King Charles chose a childhood picture of him and the young Queen smiling out of a window in Balmoral during the Royal Family’s visit to their Aberdeenshire estate. The photograph was taken in September 1952, shortly before Charles’ fourth birthday and just months after the Queen ascended the throne on the death of her father, King George VI.
The photograph offers a rare glimpse of what childhood was like for the prince in his younger years, before he assumed the pressures and responsibilities that fall to the heir to the throne. In the image, Charles, wearing a camel coat, leans out of the window and off to the right, following the sightline of his mother, who is wearing a smart duck egg blue ensemble with brooch and pearls.
It was one of a number of pictures taken that day by the photographer, Lisa Sheridan, who was called upon to capture the Queen with her son and daughter, Anne. It is understood they were released to mark Prince Charles’s fourth birthday.
Another image from the set shows the Queen and her children smiling on a bench in the grounds of the sprawling property.

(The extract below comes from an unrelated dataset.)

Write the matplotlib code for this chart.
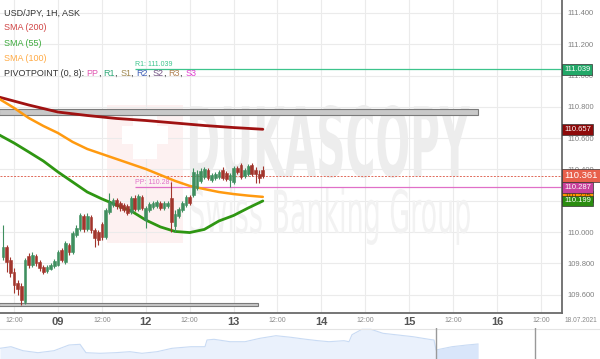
import numpy as np
import matplotlib
matplotlib.use("Agg")
import matplotlib.pyplot as plt
from matplotlib.textpath import TextPath
from matplotlib.patches import PathPatch, Rectangle
from matplotlib.path import Path
from matplotlib.font_manager import FontProperties

plt.rcParams['font.family'] = ['Liberation Sans', 'DejaVu Sans']

# hourly candles, hour 0 = 09.07 00:00 (trading-time axis)
hours = list(range(-15, 57))
opens = [109.841, 109.905, 109.822, 109.745, 109.675, 109.656, 109.553, 109.847, 109.790, 109.847,
         109.809, 109.777, 109.751, 109.764, 109.783, 109.790, 109.886, 109.809, 109.918, 109.873,
         109.981, 110.020, 110.103, 110.020, 110.096, 110.013, 110.001, 110.052, 109.969, 110.128,
         110.173, 110.205, 110.186, 110.173, 110.167, 110.128, 110.218, 110.148, 110.224, 110.077,
         110.141, 110.160, 110.167, 110.186, 110.154, 110.167, 110.218, 110.039, 110.103, 110.141,
         110.173, 110.224, 110.237, 110.282, 110.327, 110.352, 110.397, 110.333, 110.346, 110.352,
         110.397, 110.378, 110.333, 110.320, 110.410, 110.429, 110.358, 110.371, 110.429, 110.397,
         110.371, 110.397]
highs = [110.045, 109.918, 109.841, 109.771, 109.694, 109.675, 109.834, 109.866, 109.873, 109.860,
         109.822, 109.790, 109.790, 109.803, 109.828, 109.886, 109.898, 109.943, 109.930, 110.007,
         110.045, 110.122, 110.116, 110.122, 110.109, 110.026, 110.013, 110.065, 110.154, 110.250,
         110.218, 110.218, 110.199, 110.186, 110.180, 110.231, 110.237, 110.243, 110.237, 110.167,
         110.192, 110.199, 110.205, 110.199, 110.199, 110.199, 110.320, 110.141, 110.160, 110.199,
         110.237, 110.237, 110.410, 110.397, 110.410, 110.416, 110.410, 110.378, 110.384, 110.397,
         110.416, 110.390, 110.378, 110.422, 110.422, 110.442, 110.410, 110.435, 110.442, 110.416,
         110.397, 110.422]
lows = [109.822, 109.745, 109.713, 109.611, 109.598, 109.534, 109.541, 109.771, 109.777, 109.783,
        109.751, 109.732, 109.739, 109.758, 109.771, 109.783, 109.809, 109.796, 109.854, 109.860,
        109.969, 110.007, 110.001, 110.007, 109.994, 109.905, 109.918, 109.950, 109.956, 110.116,
        110.160, 110.148, 110.135, 110.128, 110.109, 110.116, 110.135, 110.135, 110.141, 110.026,
        110.128, 110.148, 110.154, 110.141, 110.141, 110.154, 110.001, 110.001, 110.090, 110.128,
        110.160, 110.173, 110.224, 110.269, 110.314, 110.339, 110.333, 110.320, 110.333, 110.339,
        110.333, 110.327, 110.288, 110.307, 110.371, 110.339, 110.346, 110.358, 110.358, 110.314,
        110.314, 110.346]
closes = [109.905, 109.809, 109.739, 109.662, 109.636, 109.566, 109.822, 109.790, 109.854, 109.803,
          109.771, 109.745, 109.777, 109.790, 109.815, 109.873, 109.822, 109.930, 109.873, 109.994,
          110.026, 110.109, 110.020, 110.103, 110.013, 109.962, 109.950, 109.969, 110.141, 110.192,
          110.205, 110.167, 110.154, 110.141, 110.122, 110.218, 110.148, 110.231, 110.154, 110.154,
          110.180, 110.186, 110.192, 110.154, 110.186, 110.186, 110.065, 110.116, 110.148, 110.186,
          110.224, 110.186, 110.384, 110.371, 110.390, 110.403, 110.346, 110.365, 110.371, 110.384,
          110.346, 110.339, 110.365, 110.410, 110.384, 110.352, 110.397, 110.422, 110.371, 110.371,
          110.346, 110.361]

sma_hours = [-16, -12, -8, -4, 0, 4, 8, 12, 16, 20, 24, 28, 32, 36, 40, 44, 48, 52, 56]
sma100 = [110.850, 110.793, 110.729, 110.678, 110.633, 110.576, 110.531, 110.499, 110.467, 110.435,
          110.403, 110.365, 110.327, 110.295, 110.275, 110.256, 110.243, 110.233, 110.225]
sma55 = [110.620, 110.569, 110.512, 110.454, 110.384, 110.320, 110.256, 110.212, 110.173, 110.135,
         110.077, 110.033, 110.004, 109.997, 110.017, 110.071, 110.106, 110.154, 110.199]
sma200_hours = [-16, -8, 0, 8, 16, 24, 32, 40, 48, 56]
sma200 = [110.862, 110.812, 110.767, 110.745, 110.726, 110.713, 110.697, 110.681, 110.668, 110.657]

pp = 110.287
r1 = 111.039
last = 110.361
zone_top = (110.748, 110.787)
zone_bottom = (109.528, 109.549)

# navigator strip (own time scale)
nav_x = [0, 11, 23, 38, 54, 69, 80, 86, 100, 115, 130, 142, 157, 172, 191, 205, 207, 214, 230, 245,
         260, 276, 291, 306, 318, 329, 344, 349, 352, 362, 371, 383, 398, 413, 429, 434, 436, 452, 467, 478]
nav_y = [10.7, 12.3, 8.3, 6.3, 8.3, 14, 14.7, 6.3, 5.7, 6.3, 7.3, 5.7, 7.3, 10.7, 12.3, 12.3, 19, 19.7,
         17.3, 17.3, 20.7, 23.3, 21.7, 19.7, 18.3, 17.3, 18.3, 17.3, 24.3, 29.7, 29.7, 25.7, 24, 22.3,
         19.7, 19, 9, 12.3, 14, 15]

tick_hours = [-12, 0, 12, 24, 36, 48, 60, 72, 84, 96, 108, 120, 132]
tick_labels = ['12:00', '09', '12:00', '12', '12:00', '13', '12:00', '14', '12:00', '15', '12:00', '16', '12:00']
price_ticks = [109.6, 109.8, 110.0, 110.2, 110.4, 110.6, 110.8, 111.0, 111.2, 111.4]

fig = plt.figure(figsize=(6, 3.59), dpi=100)
ax = fig.add_axes([0, 46 / 359, 562 / 600, 313 / 359])
ax.set_xlim(-15.86, 137.8)
ax.set_ylim(109.483, 111.483)

ax.set_xticks(tick_hours)
ax.set_xticklabels(tick_labels)
for lab in ax.get_xticklabels():
    if ':' in lab.get_text():
        lab.set_fontsize(5)
        lab.set_color('#8a8a8a')
    else:
        lab.set_fontsize(8)
        lab.set_color('#555555')
        lab.set_fontweight('bold')
ax.tick_params(axis='x', length=0, pad=3)
ax.yaxis.tick_right()
ax.set_yticks(price_ticks)
ax.set_yticklabels(['%.3f' % p for p in price_ticks])
ax.tick_params(axis='y', length=0, pad=4, labelsize=5.5, labelcolor='#808080')
ax.grid(True, color='#ebebeb', linewidth=0.8, zorder=0)
ax.set_axisbelow(True)
for s in ['left', 'top']:
    ax.spines[s].set_visible(False)
for s in ['right', 'bottom']:
    ax.spines[s].set_color('#6a6a6a')
    ax.spines[s].set_linewidth(1.3)


def watermark(s, x0, x1, y0, y1, color, weight):
    tp = TextPath((0, 0), s, size=1, prop=FontProperties(family='DejaVu Sans', weight=weight))
    bb = tp.get_extents()
    v = tp.vertices.copy()
    v[:, 0] = x0 + (v[:, 0] - bb.x0) / bb.width * (x1 - x0)
    v[:, 1] = y0 + (v[:, 1] - bb.y0) / bb.height * (y1 - y0)
    ax.add_patch(PathPatch(Path(v, tp.codes), fc=color, ec='none', zorder=0.6))


# watermark logo + text
ax.add_patch(Rectangle((13.4, 109.930), 20.8, 0.882, fc='#fdf1f1', ec='none', zorder=0.5))
ax.add_patch(Rectangle((20.5, 110.47), 6.5, 0.30, fc='white', ec='none', zorder=0.55))
ax.add_patch(Rectangle((17.5, 110.56), 12.5, 0.12, fc='white', ec='none', zorder=0.55))
watermark('DUKASCOPY', 36.1, 112.6, 110.346, 110.812, '#ededed', 'bold')
watermark('Swiss Banking Group', 36.1, 112.6, 109.918, 110.282, '#f2f2f2', 'normal')

# support / resistance zones
ax.add_patch(Rectangle((-16, zone_top[0]), 130.8, zone_top[1] - zone_top[0],
                       fc='#c8c8c8', ec='#7a7a7a', lw=0.8, zorder=2))
ax.add_patch(Rectangle((-16, zone_bottom[0]), 70.6, zone_bottom[1] - zone_bottom[0],
                       fc='#c8c8c8', ec='#7a7a7a', lw=0.8, zorder=2))

# pivot lines
ax.hlines(r1, 21, 140, color='#3cc48c', lw=0.9, zorder=2)
ax.hlines(pp, 21, 140, color='#e070c8', lw=0.9, zorder=2)
ax.text(21, r1 + 0.008, 'R1: 111.039', color='#3cc48c', fontsize=5, va='bottom', ha='left')
ax.text(21, pp + 0.008, 'PP: 110.287', color='#e070c8', fontsize=5, va='bottom', ha='left')
ax.axhline(last, color='#e06a5a', lw=0.7, ls=(0, (2, 1.5)), zorder=2)

# SMAs
ax.plot(sma200_hours, sma200, color='#a01212', lw=2.0, zorder=3, solid_capstyle='round')
ax.plot(sma_hours, sma100, color='#ff9a10', lw=1.8, zorder=3, solid_capstyle='round')
ax.plot(sma_hours, sma55, color='#2e9612', lw=2.0, zorder=3, solid_capstyle='round')

# candles
o = np.array(opens)
c = np.array(closes)
up = c >= o
col = np.where(up, '#3f8f5f', '#a2352c')
ax.vlines(hours, lows, highs, colors=col, lw=0.8, zorder=4)
ax.bar(hours, np.maximum(np.abs(c - o), 0.004), bottom=np.minimum(o, c), width=0.74,
       color=col, edgecolor=col, lw=0.4, zorder=5)

# right price boxes
yt = ax.get_yaxis_transform()
def price_box(val, txt, fc, tc='white', fs=5.5):
    ax.text(1.004, val, txt, transform=yt, ha='left', va='center', fontsize=fs, color=tc,
            clip_on=False, zorder=10,
            bbox=dict(boxstyle='square,pad=0.25', fc=fc, ec='#333333', lw=0.5))

price_box(r1, '111.039', '#22a868')
price_box(110.657, '110.657', '#8e0a0a')
price_box(110.225, '110.225', '#ff9900', tc='#663300')
price_box(pp, '110.287', '#c8409c')
price_box(110.199, '110.199', '#2a8c10')
price_box(last, '110.361', '#e8604c', fs=6.8)

# legend text top-left
ax.text(0.007, 0.958, 'USD/JPY, 1H, ASK', transform=ax.transAxes, fontsize=6.5, color='#333333', va='center')
ax.text(0.007, 0.912, 'SMA (200)', transform=ax.transAxes, fontsize=6.5, color='#d04444', va='center')
ax.text(0.007, 0.862, 'SMA (55)', transform=ax.transAxes, fontsize=6.5, color='#3caa3c', va='center')
ax.text(0.007, 0.813, 'SMA (100)', transform=ax.transAxes, fontsize=6.5, color='#ffaa44', va='center')
parts = [('PIVOTPOINT (0, 8): ', '#333333'), ('PP', '#e055b0'), (', ', '#333333'), ('R1', '#30a878'),
         (', ', '#333333'), ('S1', '#a08850'), (', ', '#333333'), ('R2', '#4060b8'),
         (', ', '#333333'), ('S2', '#705080'), (', ', '#333333'), ('R3', '#b08050'),
         (', ', '#333333'), ('S3', '#e040d0')]
prev = ax.text(0.007, 0.765, parts[0][0], transform=ax.transAxes, fontsize=6.5, color=parts[0][1], va='center')
for txt, cc in parts[1:]:
    prev = ax.annotate(txt, xy=(1, 0), xycoords=prev, fontsize=6.5, color=cc, va='bottom', ha='left')

fig.text(597 / 600, 1 - 321 / 359, '18.07.2021', fontsize=4.8, color='#8a8a8a', ha='right', va='center')

# navigator
nav = fig.add_axes([0, 0, 1, 31 / 359])
nav.set_xlim(0, 600)
nav.set_ylim(0, 31)
nav.axis('off')
nx = np.array(nav_x, dtype=float)
ny = np.array(nav_y)
nav.fill_between(nx, 0, ny, color='#eaf1fc', lw=0)
sel = nx >= 436
nav.fill_between(nx[sel], 0, ny[sel], color='#d9e6fa', lw=0)
nav.plot(nx, ny, color='#c9dbf4', lw=0.8)
nav.axhline(30.5, color='#e4e4e4', lw=0.8)
nav.axvline(436, color='#999999', lw=1.0)
nav.axvline(535, color='#999999', lw=1.0)

fig.savefig('out.png', dpi=100)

A third paints the Queen as a hands-on, doting mother: she smiles down at Prince Charles as he drives past her with a toy on a ride-on car.
A photograph of the card was shared on Instagram by royal watcher loopycrown3, who also revealed the touching personal message within. ‘It was so very kind of you to send me such a wonderfully generous message following the death of my beloved mother,’ Charles wrote. ‘Your most thoughtful words are enormously comforting, and I cannot tell you how deeply they are appreciated at this time of immense sorrow.’